Pictures are not part of the copy. Give again exactly the lines from the one with "Write a Python" to the one with "fontsize=11)", inclusive.

## Record set
<<<<
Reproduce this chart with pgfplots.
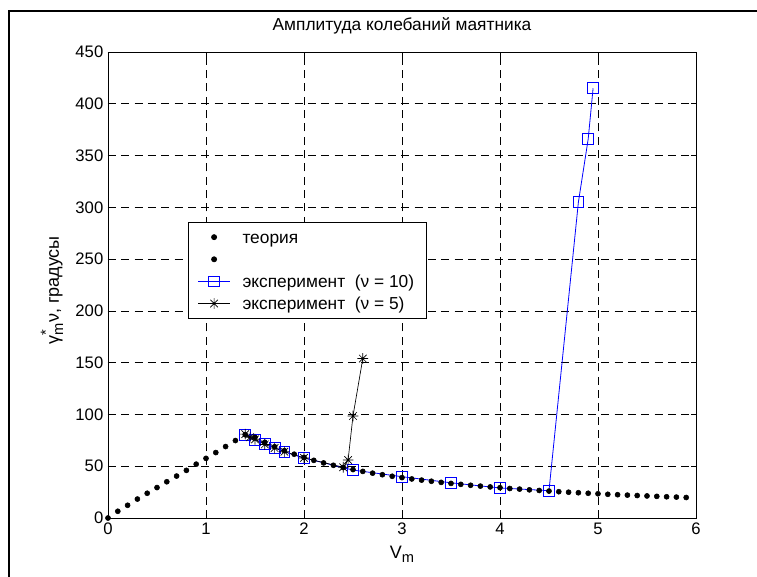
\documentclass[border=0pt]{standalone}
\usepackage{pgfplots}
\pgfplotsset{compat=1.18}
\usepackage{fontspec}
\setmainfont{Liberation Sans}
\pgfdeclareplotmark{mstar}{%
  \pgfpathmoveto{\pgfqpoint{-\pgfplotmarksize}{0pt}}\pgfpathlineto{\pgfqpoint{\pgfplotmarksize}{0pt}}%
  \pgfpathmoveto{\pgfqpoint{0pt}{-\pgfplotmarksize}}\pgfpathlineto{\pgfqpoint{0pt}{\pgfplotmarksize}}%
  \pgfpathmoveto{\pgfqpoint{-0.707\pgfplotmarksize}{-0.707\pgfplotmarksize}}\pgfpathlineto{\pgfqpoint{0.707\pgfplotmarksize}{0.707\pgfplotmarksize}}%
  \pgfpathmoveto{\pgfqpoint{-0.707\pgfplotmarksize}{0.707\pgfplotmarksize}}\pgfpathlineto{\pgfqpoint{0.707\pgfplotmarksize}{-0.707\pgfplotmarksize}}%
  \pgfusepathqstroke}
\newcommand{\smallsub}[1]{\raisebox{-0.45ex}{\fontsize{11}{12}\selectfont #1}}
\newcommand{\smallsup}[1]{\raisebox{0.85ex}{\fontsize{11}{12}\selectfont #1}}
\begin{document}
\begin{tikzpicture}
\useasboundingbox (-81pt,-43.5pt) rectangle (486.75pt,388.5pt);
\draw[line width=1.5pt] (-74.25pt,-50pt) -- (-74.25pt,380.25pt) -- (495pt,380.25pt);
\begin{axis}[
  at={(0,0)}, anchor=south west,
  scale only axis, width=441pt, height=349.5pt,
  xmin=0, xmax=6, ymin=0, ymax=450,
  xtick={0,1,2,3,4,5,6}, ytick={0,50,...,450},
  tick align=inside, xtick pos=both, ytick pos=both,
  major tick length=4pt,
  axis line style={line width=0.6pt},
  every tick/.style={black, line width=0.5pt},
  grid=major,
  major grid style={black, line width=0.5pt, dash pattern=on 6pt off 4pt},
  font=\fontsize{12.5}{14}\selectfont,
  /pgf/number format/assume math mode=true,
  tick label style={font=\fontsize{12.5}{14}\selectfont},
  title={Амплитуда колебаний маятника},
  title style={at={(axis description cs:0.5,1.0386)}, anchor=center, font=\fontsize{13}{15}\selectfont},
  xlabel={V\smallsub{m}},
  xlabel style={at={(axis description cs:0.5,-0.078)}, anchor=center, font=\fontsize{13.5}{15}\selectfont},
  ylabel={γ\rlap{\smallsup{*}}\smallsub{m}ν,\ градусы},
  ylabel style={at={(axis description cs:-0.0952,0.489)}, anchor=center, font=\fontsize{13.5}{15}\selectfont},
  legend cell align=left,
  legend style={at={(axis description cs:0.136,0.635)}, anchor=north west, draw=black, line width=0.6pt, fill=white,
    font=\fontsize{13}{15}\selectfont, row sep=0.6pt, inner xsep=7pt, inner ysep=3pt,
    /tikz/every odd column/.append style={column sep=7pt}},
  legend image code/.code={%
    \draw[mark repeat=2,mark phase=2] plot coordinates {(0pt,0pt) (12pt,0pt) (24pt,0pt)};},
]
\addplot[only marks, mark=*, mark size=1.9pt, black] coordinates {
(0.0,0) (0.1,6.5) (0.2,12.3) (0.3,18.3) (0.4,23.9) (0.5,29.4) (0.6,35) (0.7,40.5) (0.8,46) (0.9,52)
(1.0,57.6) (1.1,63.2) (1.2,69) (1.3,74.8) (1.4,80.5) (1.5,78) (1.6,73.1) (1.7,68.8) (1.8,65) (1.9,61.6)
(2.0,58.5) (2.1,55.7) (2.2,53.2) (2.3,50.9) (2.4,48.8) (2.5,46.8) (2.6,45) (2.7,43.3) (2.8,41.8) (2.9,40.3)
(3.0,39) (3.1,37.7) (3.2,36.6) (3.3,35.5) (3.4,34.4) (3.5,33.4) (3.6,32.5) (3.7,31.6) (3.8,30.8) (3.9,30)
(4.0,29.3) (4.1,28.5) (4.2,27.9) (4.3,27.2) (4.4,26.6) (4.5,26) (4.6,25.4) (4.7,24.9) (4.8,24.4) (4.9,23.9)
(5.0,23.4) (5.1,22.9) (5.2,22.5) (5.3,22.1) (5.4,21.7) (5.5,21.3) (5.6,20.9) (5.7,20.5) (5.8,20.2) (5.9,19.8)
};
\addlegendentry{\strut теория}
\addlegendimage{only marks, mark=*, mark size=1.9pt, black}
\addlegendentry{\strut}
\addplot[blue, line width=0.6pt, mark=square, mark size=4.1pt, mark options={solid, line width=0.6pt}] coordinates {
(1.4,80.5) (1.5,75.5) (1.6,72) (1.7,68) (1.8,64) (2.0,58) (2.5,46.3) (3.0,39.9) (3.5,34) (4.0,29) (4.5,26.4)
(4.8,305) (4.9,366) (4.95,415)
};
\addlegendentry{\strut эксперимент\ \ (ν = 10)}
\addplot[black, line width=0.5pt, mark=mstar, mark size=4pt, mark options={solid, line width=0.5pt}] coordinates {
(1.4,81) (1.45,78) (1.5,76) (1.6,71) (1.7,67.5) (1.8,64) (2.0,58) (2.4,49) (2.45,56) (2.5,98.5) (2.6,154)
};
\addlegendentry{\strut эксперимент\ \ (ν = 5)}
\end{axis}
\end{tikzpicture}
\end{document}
>>>>
<<<<
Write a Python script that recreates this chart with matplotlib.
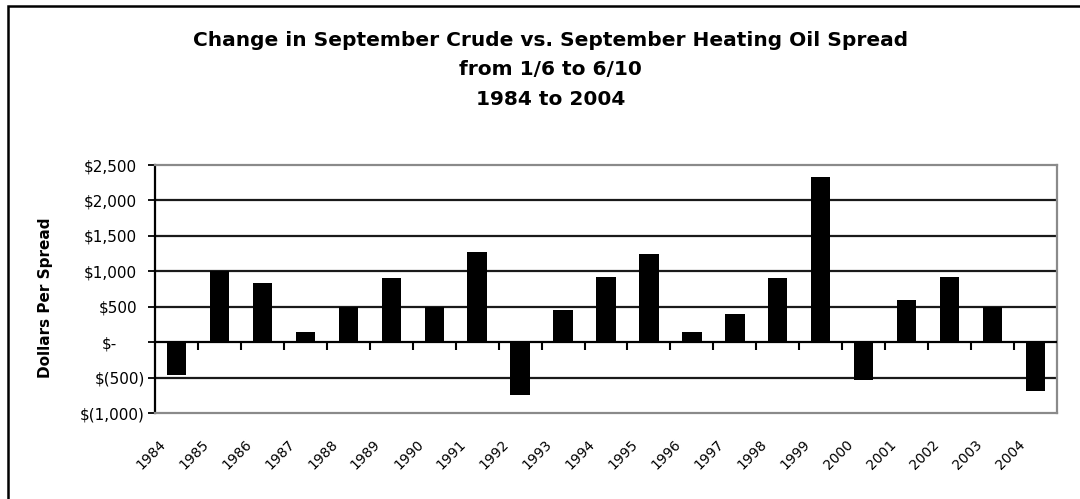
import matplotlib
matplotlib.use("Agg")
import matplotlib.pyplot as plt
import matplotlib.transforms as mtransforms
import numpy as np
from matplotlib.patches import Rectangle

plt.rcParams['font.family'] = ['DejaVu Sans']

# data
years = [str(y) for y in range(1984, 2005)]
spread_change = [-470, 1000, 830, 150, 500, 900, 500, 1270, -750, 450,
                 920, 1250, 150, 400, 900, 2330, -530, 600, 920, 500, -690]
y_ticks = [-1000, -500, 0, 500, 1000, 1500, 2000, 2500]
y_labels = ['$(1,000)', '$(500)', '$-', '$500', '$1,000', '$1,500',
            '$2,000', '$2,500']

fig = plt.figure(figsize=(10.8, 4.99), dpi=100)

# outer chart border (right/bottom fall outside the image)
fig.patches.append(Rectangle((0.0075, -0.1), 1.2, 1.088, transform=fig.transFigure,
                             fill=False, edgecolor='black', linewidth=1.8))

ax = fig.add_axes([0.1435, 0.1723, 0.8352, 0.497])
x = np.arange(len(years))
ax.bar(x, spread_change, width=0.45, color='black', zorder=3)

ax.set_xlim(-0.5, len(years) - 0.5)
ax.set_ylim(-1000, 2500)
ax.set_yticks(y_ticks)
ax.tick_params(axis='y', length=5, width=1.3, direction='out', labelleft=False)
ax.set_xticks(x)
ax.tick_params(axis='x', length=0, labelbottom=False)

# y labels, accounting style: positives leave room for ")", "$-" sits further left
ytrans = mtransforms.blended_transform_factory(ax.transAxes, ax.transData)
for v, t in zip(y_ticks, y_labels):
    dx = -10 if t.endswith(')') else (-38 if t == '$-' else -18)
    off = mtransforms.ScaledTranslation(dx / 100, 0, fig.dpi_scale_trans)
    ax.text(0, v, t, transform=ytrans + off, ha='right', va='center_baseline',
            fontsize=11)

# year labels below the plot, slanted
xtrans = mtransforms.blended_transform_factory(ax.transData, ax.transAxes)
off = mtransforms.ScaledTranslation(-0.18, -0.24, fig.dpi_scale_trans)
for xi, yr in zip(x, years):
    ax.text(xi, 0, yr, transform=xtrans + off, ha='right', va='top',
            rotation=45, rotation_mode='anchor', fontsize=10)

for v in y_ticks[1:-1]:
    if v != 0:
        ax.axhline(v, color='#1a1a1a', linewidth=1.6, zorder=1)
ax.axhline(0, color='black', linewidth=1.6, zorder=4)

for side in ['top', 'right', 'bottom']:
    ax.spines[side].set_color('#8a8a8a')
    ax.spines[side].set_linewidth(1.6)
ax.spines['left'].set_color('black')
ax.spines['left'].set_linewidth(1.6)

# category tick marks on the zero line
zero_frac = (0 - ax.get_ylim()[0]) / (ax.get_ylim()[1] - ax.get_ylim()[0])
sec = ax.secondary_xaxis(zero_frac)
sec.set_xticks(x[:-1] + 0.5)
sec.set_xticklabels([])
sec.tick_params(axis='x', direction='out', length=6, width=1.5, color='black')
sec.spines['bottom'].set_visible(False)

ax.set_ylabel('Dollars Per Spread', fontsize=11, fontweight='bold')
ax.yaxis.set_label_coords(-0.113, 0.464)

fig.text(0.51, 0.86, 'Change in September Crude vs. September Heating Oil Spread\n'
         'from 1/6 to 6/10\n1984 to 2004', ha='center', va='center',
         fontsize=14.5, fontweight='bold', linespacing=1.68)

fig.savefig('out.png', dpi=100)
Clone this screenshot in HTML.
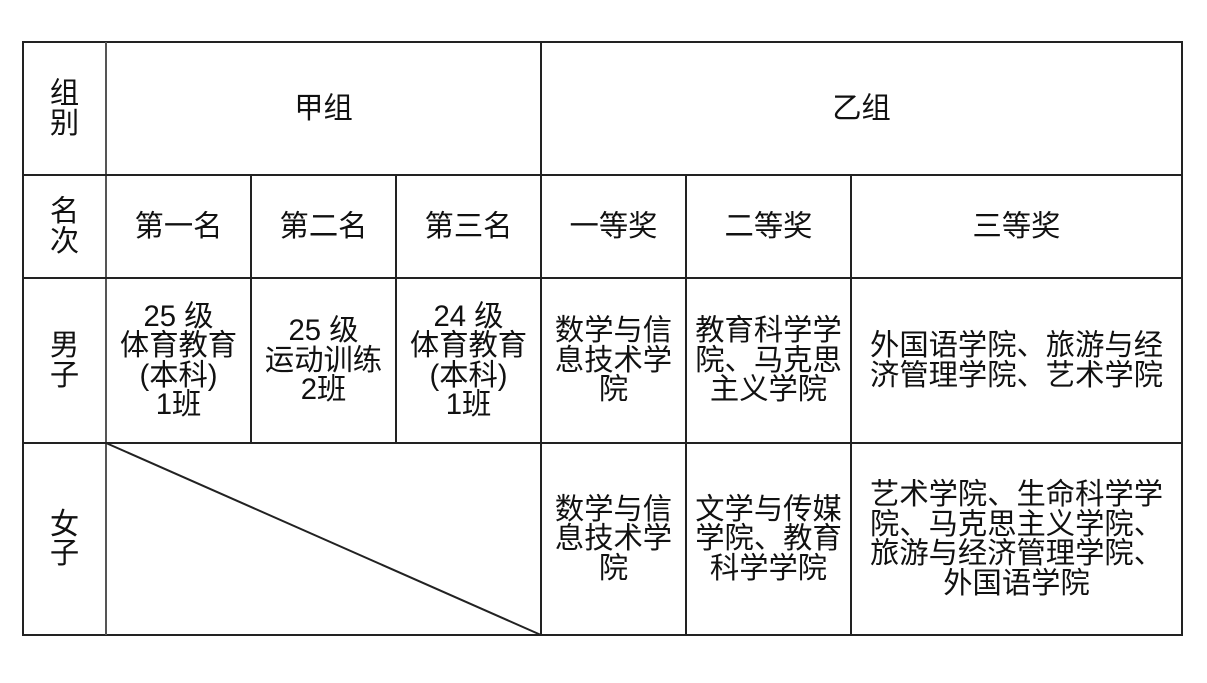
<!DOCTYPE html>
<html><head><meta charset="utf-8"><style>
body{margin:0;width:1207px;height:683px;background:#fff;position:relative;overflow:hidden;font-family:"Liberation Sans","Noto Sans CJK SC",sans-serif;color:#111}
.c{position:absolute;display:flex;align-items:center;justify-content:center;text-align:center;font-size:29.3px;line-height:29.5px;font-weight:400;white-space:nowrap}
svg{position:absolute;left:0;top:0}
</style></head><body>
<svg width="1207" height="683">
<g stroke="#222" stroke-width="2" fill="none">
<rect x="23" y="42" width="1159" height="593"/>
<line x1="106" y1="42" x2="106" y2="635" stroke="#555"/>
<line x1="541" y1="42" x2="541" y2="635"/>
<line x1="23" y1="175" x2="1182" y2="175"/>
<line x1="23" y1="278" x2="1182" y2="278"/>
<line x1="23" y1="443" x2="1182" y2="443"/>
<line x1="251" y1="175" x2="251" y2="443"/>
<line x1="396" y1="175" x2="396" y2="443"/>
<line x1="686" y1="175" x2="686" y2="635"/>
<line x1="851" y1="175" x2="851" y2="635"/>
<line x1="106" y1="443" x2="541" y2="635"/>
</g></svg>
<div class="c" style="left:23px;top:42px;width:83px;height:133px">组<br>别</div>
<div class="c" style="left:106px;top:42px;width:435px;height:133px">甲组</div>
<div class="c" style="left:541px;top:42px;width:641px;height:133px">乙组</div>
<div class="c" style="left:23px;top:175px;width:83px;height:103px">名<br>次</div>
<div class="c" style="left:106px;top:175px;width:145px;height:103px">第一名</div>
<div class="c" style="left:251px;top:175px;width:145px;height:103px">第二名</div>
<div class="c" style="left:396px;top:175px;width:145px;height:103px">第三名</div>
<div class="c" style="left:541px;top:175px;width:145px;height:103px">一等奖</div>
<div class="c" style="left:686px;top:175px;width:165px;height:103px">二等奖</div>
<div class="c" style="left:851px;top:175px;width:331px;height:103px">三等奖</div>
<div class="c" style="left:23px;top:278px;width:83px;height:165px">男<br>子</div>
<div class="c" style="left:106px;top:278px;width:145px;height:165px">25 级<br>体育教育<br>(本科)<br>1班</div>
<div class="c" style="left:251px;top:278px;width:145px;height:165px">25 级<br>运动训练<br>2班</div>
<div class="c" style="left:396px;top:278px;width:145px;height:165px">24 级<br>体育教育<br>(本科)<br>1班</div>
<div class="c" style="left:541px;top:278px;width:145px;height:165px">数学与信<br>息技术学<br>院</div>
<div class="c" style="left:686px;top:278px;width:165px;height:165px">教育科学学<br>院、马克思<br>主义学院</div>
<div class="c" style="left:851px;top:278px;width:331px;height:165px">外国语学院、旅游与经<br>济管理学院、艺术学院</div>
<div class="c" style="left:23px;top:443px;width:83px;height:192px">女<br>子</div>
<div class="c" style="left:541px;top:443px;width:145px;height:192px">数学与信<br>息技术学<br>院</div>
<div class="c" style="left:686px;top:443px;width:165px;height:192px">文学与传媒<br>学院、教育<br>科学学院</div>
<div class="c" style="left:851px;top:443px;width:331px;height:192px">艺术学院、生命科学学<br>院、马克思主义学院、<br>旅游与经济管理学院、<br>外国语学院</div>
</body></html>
>>>>
## Response
Write a Python script that recreates this chart with matplotlib.
import matplotlib
matplotlib.use("Agg")
import matplotlib.pyplot as plt
import matplotlib.transforms as mtransforms
import numpy as np
from matplotlib.patches import Rectangle

plt.rcParams['font.family'] = ['DejaVu Sans']

# data
years = [str(y) for y in range(1984, 2005)]
spread_change = [-470, 1000, 830, 150, 500, 900, 500, 1270, -750, 450,
                 920, 1250, 150, 400, 900, 2330, -530, 600, 920, 500, -690]
y_ticks = [-1000, -500, 0, 500, 1000, 1500, 2000, 2500]
y_labels = ['$(1,000)', '$(500)', '$-', '$500', '$1,000', '$1,500',
            '$2,000', '$2,500']

fig = plt.figure(figsize=(10.8, 4.99), dpi=100)

# outer chart border (right/bottom fall outside the image)
fig.patches.append(Rectangle((0.0075, -0.1), 1.2, 1.088, transform=fig.transFigure,
                             fill=False, edgecolor='black', linewidth=1.8))

ax = fig.add_axes([0.1435, 0.1723, 0.8352, 0.497])
x = np.arange(len(years))
ax.bar(x, spread_change, width=0.45, color='black', zorder=3)

ax.set_xlim(-0.5, len(years) - 0.5)
ax.set_ylim(-1000, 2500)
ax.set_yticks(y_ticks)
ax.tick_params(axis='y', length=5, width=1.3, direction='out', labelleft=False)
ax.set_xticks(x)
ax.tick_params(axis='x', length=0, labelbottom=False)

# y labels, accounting style: positives leave room for ")", "$-" sits further left
ytrans = mtransforms.blended_transform_factory(ax.transAxes, ax.transData)
for v, t in zip(y_ticks, y_labels):
    dx = -10 if t.endswith(')') else (-38 if t == '$-' else -18)
    off = mtransforms.ScaledTranslation(dx / 100, 0, fig.dpi_scale_trans)
    ax.text(0, v, t, transform=ytrans + off, ha='right', va='center_baseline',
            fontsize=11)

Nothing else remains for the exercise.